Focus on Shorter-Duration Fixed Income: As central banks may begin cutting interest rates, focusing on fixed income with shorter maturities (around five to seven years) can help manage interest rate risk while taking advantage of still-elevated yields.

 

Review and Bolster Insurance Coverage: With a high number of households concerned about financial protection, 2026 is the year for a comprehensive review of life, disability, and long-term care insurance.
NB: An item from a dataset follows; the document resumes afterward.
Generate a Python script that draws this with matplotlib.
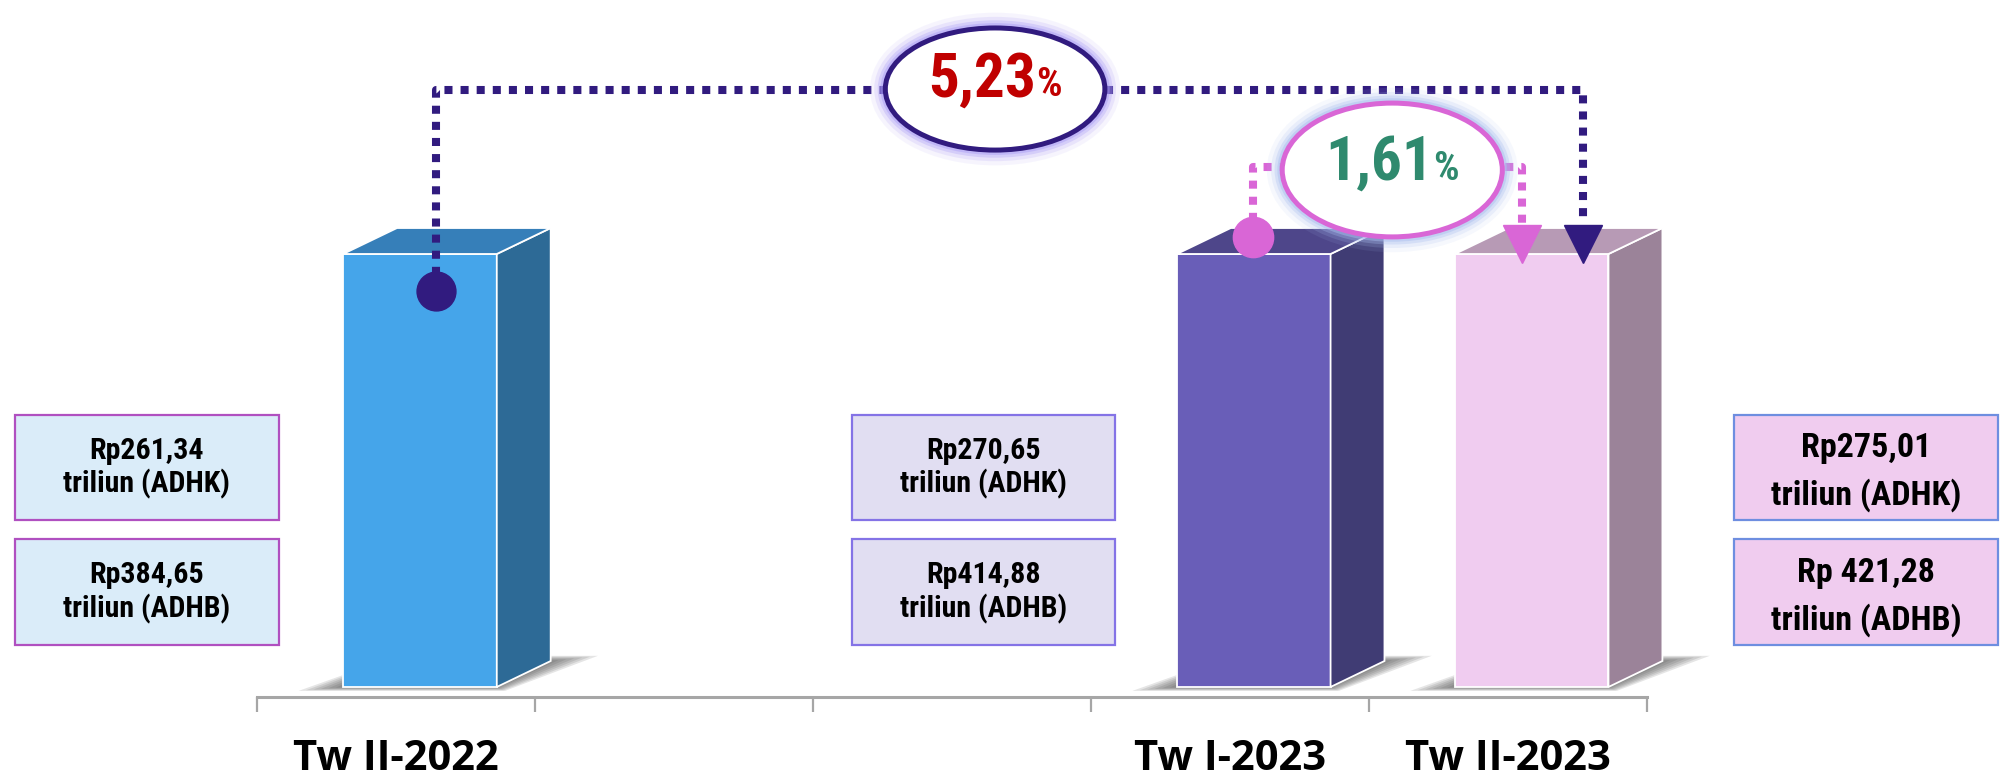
import matplotlib
matplotlib.use("Agg")
import matplotlib.pyplot as plt
from matplotlib.patches import Polygon, Ellipse, Rectangle
from matplotlib.offsetbox import TextArea, HPacker, AnnotationBbox
from matplotlib import font_manager
import numpy as np

# ---------------- data ----------------
categories = ["Tw II-2022", "", "", "Tw I-2023", "Tw II-2023"]
bar_index = [0, 3, 4]
bar_heights = [100, 100, 100]          # bars are drawn with equal height
adhk_text = ["Rp261,34", "Rp270,65", "Rp275,01"]
adhb_text = ["Rp384,65", "Rp414,88", "Rp 421,28"]
growth_yoy = "5,23"      # Tw II-2022 -> Tw II-2023
growth_qtq = "1,61"      # Tw I-2023 -> Tw II-2023

# ---------------- styles ----------------
front_cols = ["#45A5EA", "#695EB8", "#F0CCF0"]
side_cols = ["#2D6A96", "#403C74", "#9B8399"]
top_cols = ["#367FB9", "#4E468A", "#B79AB5"]
box_fill = ["#DAECF9", "#E1DEF2", "#F0CCEF"]
box_edge = ["#B050C0", "#8473E6", "#6E8EE0"]
navy = "#311B7F"
pink = "#D966D6"

avail = {f.name for f in font_manager.fontManager.ttflist}
narrow = next((n for n in ["Liberation Sans Narrow", "Arial Narrow", "Roboto Condensed"]
               if n in avail), "DejaVu Sans")
label_font = "Open Sans" if "Open Sans" in avail else "DejaVu Sans"

fig = plt.figure(figsize=(20.14, 7.78), dpi=100)
ax = fig.add_axes([0, 0, 1, 1])
ax.set_xlim(-1.4244, 5.822)
ax.set_ylim(-21.02, 158.66)
ax.patch.set_visible(False)

# ---------------- axis ----------------
for s in ["top", "right", "left"]:
    ax.spines[s].set_visible(False)
ax.spines["bottom"].set_position(("data", -2.3))
ax.spines["bottom"].set_bounds(-0.5, len(categories) - 0.5)
ax.spines["bottom"].set_color("#A6A6A6")
ax.spines["bottom"].set_linewidth(2.2)
ax.set_yticks([])
ax.set_xticks(np.arange(-0.5, len(categories), 1.0))
ax.set_xticklabels([])
ax.set_xticks(range(len(categories)), minor=True)
ax.set_xticklabels(categories, minor=True, fontsize=30, fontweight="bold",
                   family=label_font, color="black")
ax.tick_params(axis="x", which="major", length=10.8, width=1.6,
               color="#A6A6A6", direction="out")
ax.tick_params(axis="x", which="minor", length=0, pad=30)

# ---------------- 3D bars ----------------
w = 0.553
off = -0.19
ddx = 0.194
ddy = 6.0
xs = [i + off for i in bar_index]

# shadows
for x0, h in zip(xs, bar_heights):
    x1 = x0 + w
    for k in range(6):
        f = 1 - k / 6
        poly = [(x0 - 0.16 * f, -0.9 * f), (x1 + 0.03 * f, -0.9 * f),
                (x1 + ddx + 0.17 * f, ddy + 1.2 * f), (x0 + ddx, ddy + 1.2 * f)]
        ax.add_patch(Polygon(poly, closed=True, fc="#3A3A3A", ec="none",
                             alpha=0.13, zorder=1))

ax.bar(xs, bar_heights, width=w, align="edge", color=front_cols,
       edgecolor="white", linewidth=1.3, zorder=3)
for x0, h, sc, tc in zip(xs, bar_heights, side_cols, top_cols):
    x1 = x0 + w
    ax.add_patch(Polygon([(x1, 0), (x1 + ddx, ddy), (x1 + ddx, h + ddy), (x1, h)],
                         closed=True, fc=sc, ec="white", lw=1.3, zorder=3))
    ax.add_patch(Polygon([(x0, h), (x1, h), (x1 + ddx, h + ddy), (x0 + ddx, h + ddy)],
                         closed=True, fc=tc, ec="white", lw=1.3, zorder=3))

# ---------------- value boxes ----------------
box_rel = [-1.37, -1.36, 0.815]
box_w = 0.948
box_rows = [(38.6, 24.2), (9.7, 24.5)]
box_fs = [21.5, 21.5, 24.5]
line_off = [3.9, 3.9, 5.4]
text_shift = [0.0, 0.0, -1.0]
for k, i in enumerate(bar_index):
    bx = i + box_rel[k]
    for r, (y0, hh) in enumerate(box_rows):
        ax.add_patch(Rectangle((bx, y0), box_w, hh, fc=box_fill[k], ec=box_edge[k],
                               lw=1.6, zorder=2))
        first = adhk_text[k] if r == 0 else adhb_text[k]
        second = "triliun (ADHK)" if r == 0 else "triliun (ADHB)"
        cy = y0 + hh / 2 + text_shift[k]
        ax.text(bx + box_w / 2, cy + line_off[k], first, ha="center", va="center",
                fontsize=box_fs[k], fontweight="bold", family=narrow, zorder=4)
        ax.text(bx + box_w / 2, cy - line_off[k], second, ha="center", va="center",
                fontsize=box_fs[k], fontweight="bold", family=narrow, zorder=4)

# ---------------- connectors ----------------
dot = (0, (1, 1))
nav_x0 = bar_index[0] + 0.145
nav_x1 = bar_index[2] + 0.272
nav_top = 137.9
ax.plot([nav_x0, nav_x0, nav_x1, nav_x1], [91.4, nav_top, nav_top, 106.9],
        color=navy, lw=5.8, ls=dot, dash_capstyle="butt", zorder=5)
ax.plot(nav_x0, 91.4, "o", ms=28, color=navy, mec=navy, zorder=6)
ax.plot(nav_x1, 102.4, "v", ms=28, color=navy, mec=navy, zorder=6)

pk_x0 = bar_index[1] + 0.085
pk_x1 = bar_index[2] + 0.052
pk_top = 120.1
ax.plot([pk_x0, pk_x0, pk_x1, pk_x1], [103.9, pk_top, pk_top, 106.9],
        color=pink, lw=5.8, ls=dot, dash_capstyle="butt", zorder=5)
ax.plot(pk_x0, 103.9, "o", ms=29, color=pink, mec=pink, zorder=6)
ax.plot(pk_x1, 102.4, "v", ms=28, color=pink, mec=pink, zorder=6)


def bubble(cx, cy, ww, hh, edge, glow, value, color, yoff):
    for lw_, a in [(22, 0.10), (16, 0.18), (11, 0.30), (7, 0.45)]:
        ax.add_patch(Ellipse((cx, cy), ww, hh, fc="none", ec=glow, lw=lw_,
                             alpha=a, zorder=7))
    ax.add_patch(Ellipse((cx, cy), ww, hh, fc="white", ec=edge, lw=3.6, zorder=8))
    t1 = TextArea(value, textprops=dict(fontsize=44, fontweight="bold",
                                        family=narrow, color=color))
    t2 = TextArea("%", textprops=dict(fontsize=29, fontweight="bold",
                                      family=narrow, color=color))
    pack = HPacker(children=[t1, t2], align="baseline", pad=0, sep=0)
    ab = AnnotationBbox(pack, (cx, cy), xybox=(0, yoff), boxcoords="offset points",
                        frameon=False, box_alignment=(0.5, 0.5), pad=0, zorder=9)
    ax.add_artist(ab)


bubble(2.156, 138.1, 0.79, 28.2, navy, "#A99BF5", growth_yoy, "#C00000", 7)
bubble(3.585, 119.4, 0.792, 30.9, pink, "#A9BEEE", growth_qtq, "#2F8A6E", 5)

fig.savefig("out.png", dpi=100)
These products are a critical bulwark against the uninsurable financial risks that destroy middle-class wealth.

 

3. Tackle High-Interest Debt with Urgency

 

The rising tide of consumer debt is the single most controllable risk factor for the middle class.

 

Prioritize a Debt Elimination Funnel: Dedicate any new financial benefit (like a tax saving or a moderate wage increase) to aggressively paying down high-interest debt, specifically credit cards and unsecured personal loans. In an environment of elevated interest rates, debt-servicing costs will continue to strangle cash flow.

 

Stress-Test Your Financial Plan: Look at your household budget and ask: What happens if my income drops by 20%? This exercise forces a realistic assessment of all expenditures and provides a roadmap for cuts before a crisis hits.

 

The middle class in 2025 is at a crossroads: stable but vulnerable. The path to true financial security in 2026 is not one of easy growth, but one of disciplined defense. By actively mastering career adaptability, building a robust and resilient financial structure, and aggressively managing debt, the middle class can emerge from this period of stability-s-queeze with the confidence and security they seek.